June 01, 2004|David Reyes and Dan Weikel | Times Staff Writers

With the continuing conflict in Iraq, Bill Hessen thought this year's Memorial Day observance was more poignant than usual.

"It makes me think of all those who weren't as lucky as we were in coming back," said Hessen, 77, of Fullerton, a World War II veteran who served in the 101st Airborne Division.

Hessen, garbed in fatigues, was among more than 2,500 people who attended a ceremony Monday at Loma Vista Memorial Park in Fullerton, one of a half-dozen Memorial Day events in Orange County.

Fullerton's observance, one of the county's oldest, paid a tribute to the military's sealift command, which has shipped most of the war's supplies to Iraq.

"Americans born and raised after World War II have come to expect that our military strength and world position are givens," said Navy Capt. Juan L. Chavez, commander of the Military Sealift Command of the Pacific in San Diego. But "freedom is not free ... the victory was not without cost."

Meanwhile, at Calvary Church of Santa Ana, more than 400 people gathered to hear Army Maj. Mike Albertson of the 3rd U.S. Armored Corps at Fort Hood, who recently returned from Iraq. Church volunteers have made more than 900 stained-glass angels for the families of service members killed in Afghanistan and Iraq.

"Memorial Day was always known for commemorating the beginning of summer, getting out the backyard barbecues and time to go to the beach," Albertson said. "But with the war, it's not like that anymore."
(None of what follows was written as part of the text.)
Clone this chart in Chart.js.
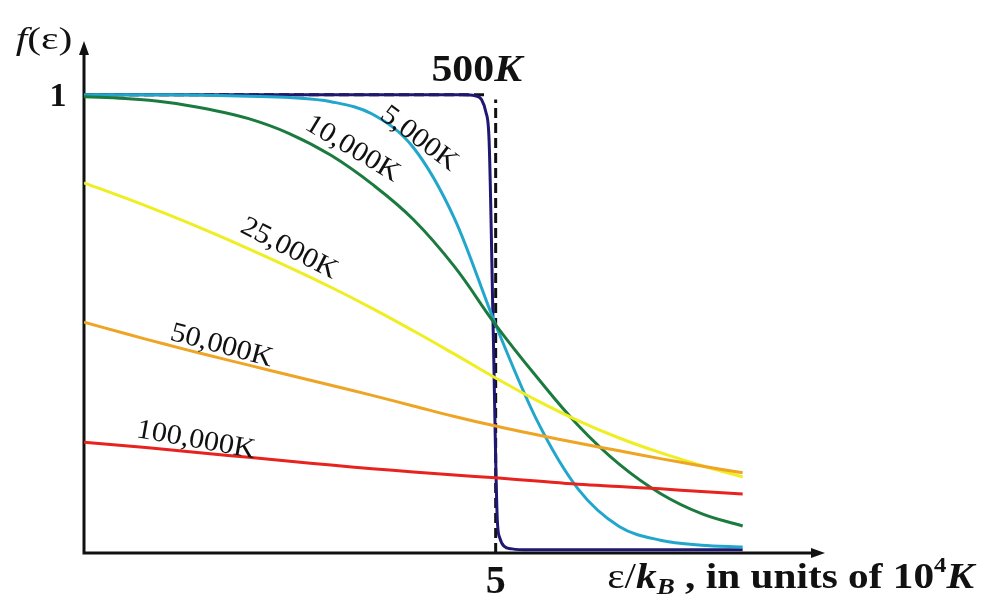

At Westminster Memorial Park, VFW Post 3670 held its annual graveside service for Staff Sgt. Kazuo Masuda, a highly decorated member of the 442nd Regimental Combat Team, a Japanese-American infantry unit that fought in Europe during World War II. The post is named in his honor.
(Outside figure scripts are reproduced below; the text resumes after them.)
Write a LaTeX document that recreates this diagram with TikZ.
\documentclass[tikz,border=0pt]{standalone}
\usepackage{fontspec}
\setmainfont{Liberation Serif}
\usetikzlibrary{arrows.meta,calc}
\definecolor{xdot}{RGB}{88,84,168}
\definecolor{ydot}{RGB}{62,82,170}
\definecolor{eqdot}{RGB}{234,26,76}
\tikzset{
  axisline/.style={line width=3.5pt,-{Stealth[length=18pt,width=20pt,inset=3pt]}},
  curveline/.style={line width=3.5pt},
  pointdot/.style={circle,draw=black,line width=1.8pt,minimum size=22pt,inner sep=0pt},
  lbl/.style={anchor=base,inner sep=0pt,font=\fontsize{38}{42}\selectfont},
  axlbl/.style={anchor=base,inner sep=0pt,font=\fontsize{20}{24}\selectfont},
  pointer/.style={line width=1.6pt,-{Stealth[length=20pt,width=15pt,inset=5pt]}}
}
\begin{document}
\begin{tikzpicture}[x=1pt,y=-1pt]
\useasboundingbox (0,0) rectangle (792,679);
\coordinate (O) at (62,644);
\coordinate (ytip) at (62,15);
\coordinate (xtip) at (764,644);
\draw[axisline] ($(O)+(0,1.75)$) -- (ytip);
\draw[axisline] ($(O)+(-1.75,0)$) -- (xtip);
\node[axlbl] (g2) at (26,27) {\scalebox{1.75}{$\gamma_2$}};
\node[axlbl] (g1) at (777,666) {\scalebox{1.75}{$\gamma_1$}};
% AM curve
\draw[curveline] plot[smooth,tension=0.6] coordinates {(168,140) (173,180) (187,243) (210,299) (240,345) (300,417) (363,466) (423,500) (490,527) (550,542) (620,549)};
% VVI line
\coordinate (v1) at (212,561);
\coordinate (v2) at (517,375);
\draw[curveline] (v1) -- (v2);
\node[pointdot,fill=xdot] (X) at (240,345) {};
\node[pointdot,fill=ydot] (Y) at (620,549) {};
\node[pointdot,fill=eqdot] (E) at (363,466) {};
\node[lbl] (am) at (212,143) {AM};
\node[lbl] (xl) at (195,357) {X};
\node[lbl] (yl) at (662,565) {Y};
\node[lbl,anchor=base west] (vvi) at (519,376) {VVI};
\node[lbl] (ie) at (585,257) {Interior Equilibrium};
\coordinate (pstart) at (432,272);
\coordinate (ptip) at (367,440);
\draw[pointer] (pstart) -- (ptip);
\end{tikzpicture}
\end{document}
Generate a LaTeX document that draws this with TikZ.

Masuda, who was killed in action Aug. 27, 1944, received the Distinguished Service Cross, the nation's second-highest award for bravery. He also received a Purple Heart and a Bronze Star, among other citations and medals.
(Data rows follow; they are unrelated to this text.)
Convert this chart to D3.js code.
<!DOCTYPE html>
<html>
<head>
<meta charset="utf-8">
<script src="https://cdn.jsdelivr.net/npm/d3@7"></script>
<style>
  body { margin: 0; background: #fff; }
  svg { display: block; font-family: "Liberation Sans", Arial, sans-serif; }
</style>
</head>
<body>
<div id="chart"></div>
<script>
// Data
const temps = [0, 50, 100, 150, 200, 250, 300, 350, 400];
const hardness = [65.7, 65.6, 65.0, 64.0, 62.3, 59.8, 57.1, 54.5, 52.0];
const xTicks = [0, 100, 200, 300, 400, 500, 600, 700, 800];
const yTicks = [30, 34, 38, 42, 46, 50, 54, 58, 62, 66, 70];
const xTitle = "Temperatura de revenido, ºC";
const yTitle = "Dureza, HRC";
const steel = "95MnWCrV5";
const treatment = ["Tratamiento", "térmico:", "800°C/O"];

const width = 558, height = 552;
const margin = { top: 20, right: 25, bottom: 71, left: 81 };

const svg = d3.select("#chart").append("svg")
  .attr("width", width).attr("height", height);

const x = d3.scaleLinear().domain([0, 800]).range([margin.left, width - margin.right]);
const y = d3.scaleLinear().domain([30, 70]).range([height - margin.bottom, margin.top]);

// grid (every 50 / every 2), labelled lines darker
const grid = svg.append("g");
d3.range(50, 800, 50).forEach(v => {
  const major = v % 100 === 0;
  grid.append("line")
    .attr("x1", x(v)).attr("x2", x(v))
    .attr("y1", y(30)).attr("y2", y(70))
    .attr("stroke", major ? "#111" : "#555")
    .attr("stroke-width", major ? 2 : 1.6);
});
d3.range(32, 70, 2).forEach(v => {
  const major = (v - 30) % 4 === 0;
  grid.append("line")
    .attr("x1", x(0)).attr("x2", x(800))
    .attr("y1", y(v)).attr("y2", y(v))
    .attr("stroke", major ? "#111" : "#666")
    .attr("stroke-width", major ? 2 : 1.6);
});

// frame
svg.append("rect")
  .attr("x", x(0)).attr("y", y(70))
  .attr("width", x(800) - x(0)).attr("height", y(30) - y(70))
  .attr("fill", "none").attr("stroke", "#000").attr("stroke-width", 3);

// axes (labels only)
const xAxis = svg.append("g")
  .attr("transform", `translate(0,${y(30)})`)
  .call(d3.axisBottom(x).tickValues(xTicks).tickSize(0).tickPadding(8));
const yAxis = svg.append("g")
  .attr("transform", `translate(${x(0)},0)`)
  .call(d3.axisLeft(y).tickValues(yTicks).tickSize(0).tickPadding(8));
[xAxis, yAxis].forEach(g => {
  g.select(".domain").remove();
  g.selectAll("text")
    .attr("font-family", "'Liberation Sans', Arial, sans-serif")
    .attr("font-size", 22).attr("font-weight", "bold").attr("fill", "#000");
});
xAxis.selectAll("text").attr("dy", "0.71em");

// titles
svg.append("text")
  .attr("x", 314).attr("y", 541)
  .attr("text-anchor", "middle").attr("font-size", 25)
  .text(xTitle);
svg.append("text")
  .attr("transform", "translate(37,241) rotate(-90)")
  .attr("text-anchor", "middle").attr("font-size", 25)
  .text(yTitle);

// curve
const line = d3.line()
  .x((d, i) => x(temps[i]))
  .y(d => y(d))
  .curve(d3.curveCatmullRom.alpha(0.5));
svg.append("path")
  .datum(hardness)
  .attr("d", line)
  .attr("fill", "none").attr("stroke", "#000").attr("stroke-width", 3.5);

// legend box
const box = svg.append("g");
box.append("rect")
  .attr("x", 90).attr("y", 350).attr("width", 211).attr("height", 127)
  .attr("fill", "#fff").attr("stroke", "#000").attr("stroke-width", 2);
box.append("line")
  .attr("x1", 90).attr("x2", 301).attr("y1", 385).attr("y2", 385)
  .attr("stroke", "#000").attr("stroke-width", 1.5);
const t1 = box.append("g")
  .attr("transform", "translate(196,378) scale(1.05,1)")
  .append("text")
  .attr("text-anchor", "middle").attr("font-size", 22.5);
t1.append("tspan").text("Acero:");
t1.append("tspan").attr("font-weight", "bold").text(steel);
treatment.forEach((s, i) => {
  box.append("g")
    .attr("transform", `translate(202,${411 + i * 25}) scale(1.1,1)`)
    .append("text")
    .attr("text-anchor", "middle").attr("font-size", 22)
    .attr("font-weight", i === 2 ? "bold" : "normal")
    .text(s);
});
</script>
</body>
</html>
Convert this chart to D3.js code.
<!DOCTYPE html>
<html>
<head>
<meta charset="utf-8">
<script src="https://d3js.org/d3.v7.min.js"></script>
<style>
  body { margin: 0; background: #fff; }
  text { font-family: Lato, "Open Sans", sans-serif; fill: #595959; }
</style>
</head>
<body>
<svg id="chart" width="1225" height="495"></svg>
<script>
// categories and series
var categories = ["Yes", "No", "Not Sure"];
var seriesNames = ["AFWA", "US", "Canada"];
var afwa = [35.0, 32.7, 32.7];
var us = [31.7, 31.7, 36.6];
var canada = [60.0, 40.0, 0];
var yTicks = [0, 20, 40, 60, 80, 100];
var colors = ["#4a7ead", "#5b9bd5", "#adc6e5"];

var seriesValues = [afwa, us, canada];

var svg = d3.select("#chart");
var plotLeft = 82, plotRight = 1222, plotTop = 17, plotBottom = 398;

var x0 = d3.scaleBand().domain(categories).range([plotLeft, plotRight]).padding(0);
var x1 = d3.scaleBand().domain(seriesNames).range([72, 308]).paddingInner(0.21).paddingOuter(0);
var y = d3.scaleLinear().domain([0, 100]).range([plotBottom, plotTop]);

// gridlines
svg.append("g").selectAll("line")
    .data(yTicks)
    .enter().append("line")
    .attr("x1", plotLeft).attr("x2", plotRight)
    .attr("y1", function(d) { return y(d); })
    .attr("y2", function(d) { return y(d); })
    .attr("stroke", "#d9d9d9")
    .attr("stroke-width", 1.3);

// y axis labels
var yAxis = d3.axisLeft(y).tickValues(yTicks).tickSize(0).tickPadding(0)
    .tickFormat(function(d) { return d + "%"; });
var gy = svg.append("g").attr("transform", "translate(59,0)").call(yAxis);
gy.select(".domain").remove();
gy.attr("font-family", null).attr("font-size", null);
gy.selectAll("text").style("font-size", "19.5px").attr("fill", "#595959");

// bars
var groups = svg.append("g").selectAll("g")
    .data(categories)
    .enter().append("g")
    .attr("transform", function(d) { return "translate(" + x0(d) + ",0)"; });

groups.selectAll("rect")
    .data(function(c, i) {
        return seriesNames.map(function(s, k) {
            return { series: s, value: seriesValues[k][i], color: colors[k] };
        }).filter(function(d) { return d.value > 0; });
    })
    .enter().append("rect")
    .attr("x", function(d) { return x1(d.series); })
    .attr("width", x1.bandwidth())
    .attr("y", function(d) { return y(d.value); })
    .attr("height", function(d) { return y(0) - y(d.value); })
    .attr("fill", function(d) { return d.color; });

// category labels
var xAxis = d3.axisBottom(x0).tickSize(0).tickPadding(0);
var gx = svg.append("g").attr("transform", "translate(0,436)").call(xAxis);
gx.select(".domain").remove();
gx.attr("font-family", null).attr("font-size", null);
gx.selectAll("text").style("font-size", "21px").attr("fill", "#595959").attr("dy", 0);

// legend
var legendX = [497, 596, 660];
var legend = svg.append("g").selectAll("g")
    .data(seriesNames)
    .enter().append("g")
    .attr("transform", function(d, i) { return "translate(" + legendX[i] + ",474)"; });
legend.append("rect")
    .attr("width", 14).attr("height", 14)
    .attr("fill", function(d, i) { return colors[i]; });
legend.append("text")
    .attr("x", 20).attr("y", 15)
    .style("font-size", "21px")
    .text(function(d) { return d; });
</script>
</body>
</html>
About 125 Japanese-American veterans and their families gathered for Monday's ceremony, including Masuda's brother, Mas, and former members of the 442nd.

Speakers praised the regiment -- one of the most decorated units of World War II -- saying its soldiers not only fought the Germans, but also racial prejudice at home that led to the internment of Japanese immigrants and citizens of Japanese descent.

Hiroshi Takusagawa, a former member of the 442nd, said the fighting in Iraq didn't necessarily make this year's Memorial Day any more important than in years past.

But "it's sadder because we are adding more names that are killed in action," Takusagawa said. "These ceremonies remind us of those who have made the ultimate sacrifice. Otherwise all of us might not be here."